If the dependency between I1 and I2 would not exist, modulo scheduling will still generate a schedule as shown, since it simply will schedule a number of loop iterations with a delay of pi in parallel to generate a kernel. It does not reorder the instructions of the loop body (at first). That reordering is another technique that should be applied independent of modulo scheduling.
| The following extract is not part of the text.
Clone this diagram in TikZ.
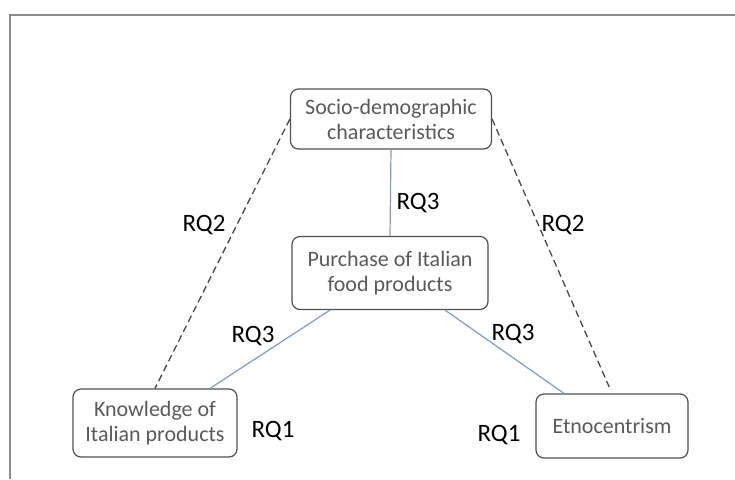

If we would change I1 from a[i+1] = a[i]+1 to a[i+2] = a[i]+1, we would get the following program:

for(i=1;i<=n;i++){
I1: a[i+2] = a[i]+1;
I2: b[i] = a[i+1]/2;
I3: c[i] = b[i]+3;
I4: d[i] = c[i]-1;
}

This is now similar to the example on page 90, and it changes that the dependence between I1 to itself to (2,1) and the dependence from I2 to I1 to (1,1). This reduces the initiation interval, so we can execute the following

I1[0] I1[1]
I2[0] I2[1] I1[2] I1[3]
I3[0] I3[1] I2[2] I2[3] I1[4] I1[5]
I4[0] I4[1] I3[2] I3[3] I2[4] I2[5] I1[6] I1[7]
---------------------------------------------------------------
I4[i] I4[i+1] I3[i+2] I3[i+3] I2[i+4] I2[i+5] I1[i+6] I1[i+7]
---------------------------------------------------------------
I4[n-5] I4[n-4] I3[n-3] I3[n-2] I2[n-1] I2[n]
I4[n-3] I4[n-2] I3[n-1] I3[n]
I4[n-1] I4[n]
where the kernel must iterate for i=1..n-7.